They still do in the VFX industry - 48 hours+ is not uncommon when using Arnold. The difference is, these days, the output is literally physically photo-realistic, with fully-accurate GI lighting and accurate BSDF material interaction. There's normally over 200GB of geometry and over 100GB of textures too :)
Interesting. There will always be high-end stuff I guess. The stuff in this demo was probably about as good as my 1989 Amiga 500 was capable of doing in several hours, but done in 20 seconds.
The Amiga was 7mhz. I'm now running quad core i7 2.2ghz, so I'm - what? - 300 times faster on one chip? 1200 times faster potentially? 20 seconds now would have been (20*300) = 6000 seconds, close to 2 hours. I guess this shouldn't be all that shocking, but it is.
For example, took 12 seconds to render on a quad core i7, but that's 512 unbiased samples per pixel, and 5 bounce global illumination, so that's around 2,013,265,920 rays sent in 12 seconds, which isn't bad.
Don't forget that the Amiga demo was probably (optimized) machine code while this demo is in JavaScript. That should add a factor 1000 to 10000 to your estimate. Which sounds correcter, as so much more has happened other than increase of processor frequency.
I'm not referring to any particular demo - many of the animations for Amiga were raytraced animations, but no one claimed it was realtime raytracing. I was referring just to the time it took to render a single frame of an animation.
The images were generated with a standard Amiga with 512K memory. A ray
tracing method was used, which simulates rays of light reflecting within
a mathematically defined scene. Each image requires the calculation of 64,000 light rays and takes approximately 1 hour to generate. An image is compressed to about 10K bytes for storage. Images are expanded in less than 30 milliseconds. The Amiga hold and modify mode is employed so that up to 4096 colors can be displayed at one time.
I worked on the Garfield movies - live action with CG cats - and frames with Garfield in it required between 600-900 render hours. This is due to the physically based animation support for internal body motions and similar physics for all the fur. I've still got the render stats, because I was the render farm wrangler for those jobs...

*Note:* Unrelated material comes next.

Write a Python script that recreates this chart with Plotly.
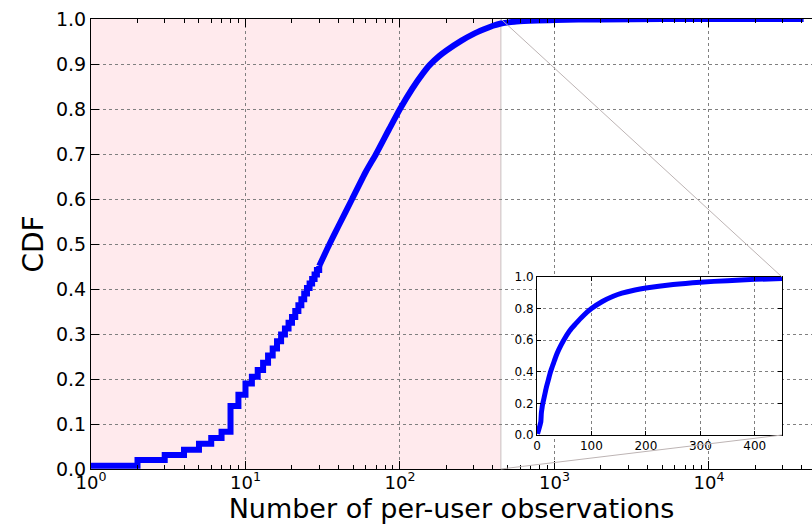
import math
import plotly.graph_objects as go

# ---- data ----
obs_step = [1, 2, 3, 4, 5, 6, 7, 8, 9, 10, 11, 12, 13, 14, 15, 16, 17, 18, 19, 20,
            21, 22, 23, 24, 25, 26, 27, 28, 29, 30]
cdf_step = [0.007, 0.020, 0.031, 0.043, 0.056, 0.069, 0.083, 0.140, 0.165, 0.190,
            0.205, 0.220, 0.236, 0.252, 0.268, 0.284, 0.299, 0.312, 0.325, 0.338,
            0.351, 0.364, 0.377, 0.390, 0.402, 0.412, 0.422, 0.432, 0.442, 0.451]
obs_smooth = [30, 35, 40, 49, 60, 70, 85, 100, 120, 140, 156, 180, 200, 250, 300, 350,
              400, 450, 550, 700, 1000, 2000, 5000, 41000]
cdf_smooth = [0.451, 0.500, 0.540, 0.600, 0.660, 0.700, 0.755, 0.800, 0.845, 0.878,
              0.898, 0.918, 0.930, 0.952, 0.967, 0.977, 0.985, 0.990, 0.994, 0.996,
              0.998, 0.999, 1.000, 1.000]

x_tick_vals = [1, 10, 100, 1000, 10000]
x_tick_text = ["10<sup>0</sup>", "10<sup>1</sup>", "10<sup>2</sup>", "10<sup>3</sup>", "10<sup>4</sup>"]
y_tick_vals = [0.0, 0.1, 0.2, 0.3, 0.4, 0.5, 0.6, 0.7, 0.8, 0.9, 1.0]
inset_x_ticks = [0, 100, 200, 300, 400]
inset_y_ticks = [0.0, 0.2, 0.4, 0.6, 0.8, 1.0]
zoom_limit = 450
x_max_log = 4.667

BLUE = "#0000ff"
PINK = "#ffeaed"
FONT = "DejaVu Sans"

minor_vals = [m * 10 ** d for d in range(0, 5) for m in range(2, 10)]

fig = go.Figure()
fig.add_trace(go.Scatter(x=obs_step, y=cdf_step, mode="lines", line=dict(color=BLUE, width=6, shape="hv"),
                         xaxis="x", yaxis="y", showlegend=False))
fig.add_trace(go.Scatter(x=obs_smooth, y=cdf_smooth, mode="lines",
                         line=dict(color=BLUE, width=6, shape="spline", smoothing=0.6),
                         xaxis="x", yaxis="y", showlegend=False))
fig.add_trace(go.Scatter(x=obs_step + obs_smooth[1:], y=cdf_step + cdf_smooth[1:], mode="lines",
                         line=dict(color=BLUE, width=5, shape="spline", smoothing=0.6),
                         xaxis="x2", yaxis="y2", showlegend=False))

W, H = 812, 524
ml, mt, mb, mr = 91, 19, 55, 0
inset_px = dict(x0=537, x1=782, y0=277, y1=435)
pw, ph = W - ml - mr, H - mt - mb
ix0 = (inset_px["x0"] - ml) / pw
ix1 = (inset_px["x1"] - ml) / pw
iy0 = (H - mb - inset_px["y1"]) / ph
iy1 = (H - mb - inset_px["y0"]) / ph

grid = dict(gridcolor="#808080", griddash="dot", gridwidth=1)

fig.update_layout(
    width=W, height=H,
    margin=dict(l=ml, r=mr, t=mt, b=mb),
    paper_bgcolor="white", plot_bgcolor="white",
    font=dict(family=FONT, color="black"),
    xaxis=dict(type="log", range=[0, x_max_log], domain=[0, 1],
               tickmode="array", tickvals=x_tick_vals, ticktext=x_tick_text,
               tickfont=dict(size=18), ticks="inside", ticklen=8, tickcolor="black",
               ticklabelstandoff=-3,
               showline=True, linecolor="black", linewidth=1, mirror="allticks",
               showgrid=True, **grid, zeroline=False,
               minor=dict(tickmode="array", tickvals=minor_vals, ticks="inside", ticklen=4,
                          tickcolor="black", showgrid=False),
               title=dict(text="Number of per-user observations", font=dict(size=27), standoff=9)),
    yaxis=dict(range=[0, 1], domain=[0, 1], tickmode="array", tickvals=y_tick_vals,
               tickformat=".1f", tickfont=dict(size=19), ticks="inside", ticklen=8, tickcolor="black",
               showline=True, linecolor="black", linewidth=1,
               showgrid=True, **grid, zeroline=False,
               title=dict(text="CDF", font=dict(size=28), standoff=4)),
    xaxis2=dict(range=[0, zoom_limit], domain=[ix0, ix1], anchor="y2",
                tickmode="array", tickvals=inset_x_ticks, tickfont=dict(size=12),
                ticks="inside", ticklen=4, tickcolor="black",
                showline=True, linecolor="black", linewidth=1, mirror="allticks",
                showgrid=True, **grid, zeroline=False),
    yaxis2=dict(range=[0, 1], domain=[iy0, iy1], anchor="x2",
                tickmode="array", tickvals=inset_y_ticks, tickformat=".1f", tickfont=dict(size=12),
                ticks="inside", ticklen=4, tickcolor="black",
                showline=True, linecolor="black", linewidth=1, mirror="allticks",
                showgrid=True, **grid, zeroline=False),
)

# shaded zoom region on main axes and inset background
fig.add_shape(type="rect", xref="x", yref="y", x0=1, x1=zoom_limit, y0=0, y1=1,
              fillcolor=PINK, line=dict(width=0), layer="below")
fig.add_shape(type="line", xref="x", yref="y", x0=zoom_limit, x1=zoom_limit, y0=0, y1=1,
              line=dict(color="#c8c0c0", width=1), layer="below")
fig.add_shape(type="rect", xref="x2 domain", yref="y2 domain", x0=0, x1=1, y0=0, y1=1,
              fillcolor=PINK, line=dict(width=0), layer="below")

# connector lines (mark_inset)
zx = math.log10(zoom_limit) / x_max_log
fig.add_shape(type="line", xref="paper", yref="paper", x0=zx, y0=1, x1=ix1, y1=iy1,
              line=dict(color="#bdb4b4", width=1))
fig.add_shape(type="line", xref="paper", yref="paper", x0=zx, y0=0, x1=ix1, y1=iy0,
              line=dict(color="#bdb4b4", width=1))

fig.write_html("out.html")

Pre-render steps (building the BVH/KDTree, caching transformed geometry, caching textures and building mipmaps) can take 2 hours before the rendering even starts :)
And this is on a machine with 32 i7 cores and 96 GB of RAM.

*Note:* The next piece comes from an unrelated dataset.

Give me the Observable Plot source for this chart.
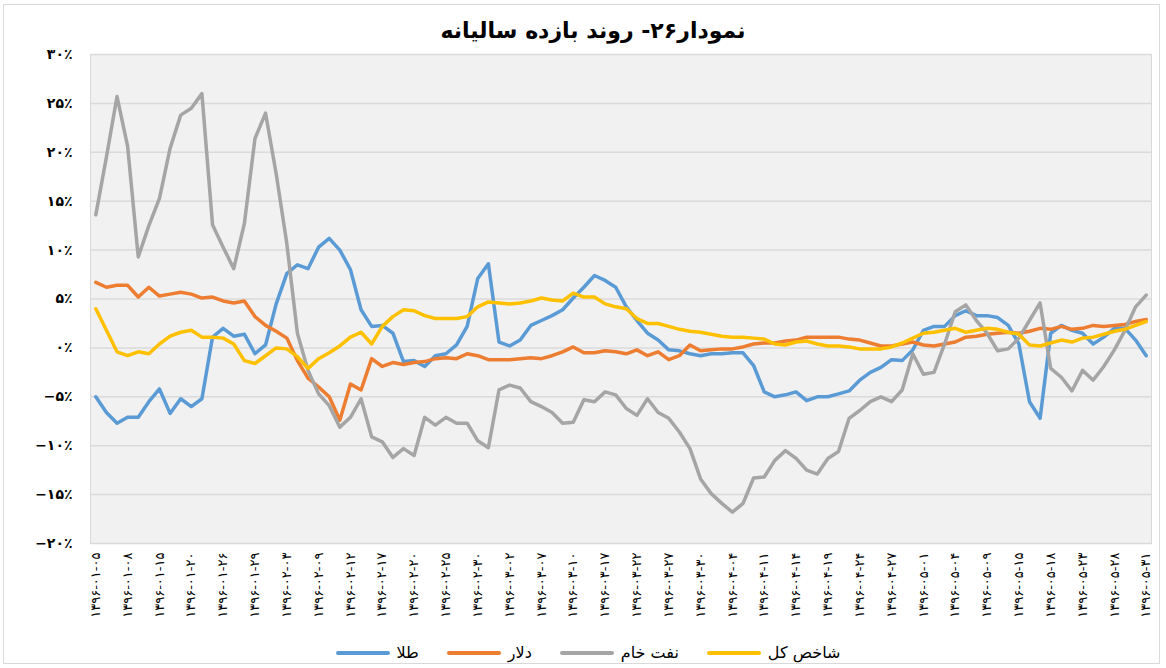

There's a reason SPI and Weta (and the other CG/VFX companies, although those two have the biggest) have huge renderfarms...
I had to do a raytracer for a class in university this semester, too bad I didn't think of portals. It's almost a trivial example of recursive raytracing.
The interlacing is a nice touch too. I shuffled an array of pixels and filled it sequentially.
The low speed is unfortunate though. Any plans for using NaCl or Dart?
I've not looked much for optimization. First, what you can do is reduce the number of allocations. Instead of creating a new vector3 for each operation, you can do it in place.
Another way to optimize is to make all the ray calculation on the GPU with WebGL shaders. There are a lot of demos of real time small ray tracers. It works well because it's massively parallel and vector operations are hard-wired. The downside is it's harder to debug and you cannot make long operations or it will crash the graphic driver.
Try doing a stochastic spread of the rays sent through each pixel, with attenuation based upon differences in the surfaces reached by the rays. I was able to create an adaptive raytracer with 4 test rays per pixel and up to 56 when adaptively needed. The speed gain is quite significant, with visual clarity equal to simpler renders requiring much more time.
In the same hardware (my 2008 Macbook). It was pretty much non-optimized at any level, and got out of hand when I added refraction and shadows the same day: the inner loops were a mess... I decided to refactor and grew tired before optimizing the loops 8-)
It worked on Ubuntu 11.10 64 bit, Google Chrome browser, 6.5 year old machine with nVidia 6800. It took 29 seconds. It works on my newer 4 I5 core laptop running Ubuntu 11.10 and using Intel graphics, it took 17 seconds.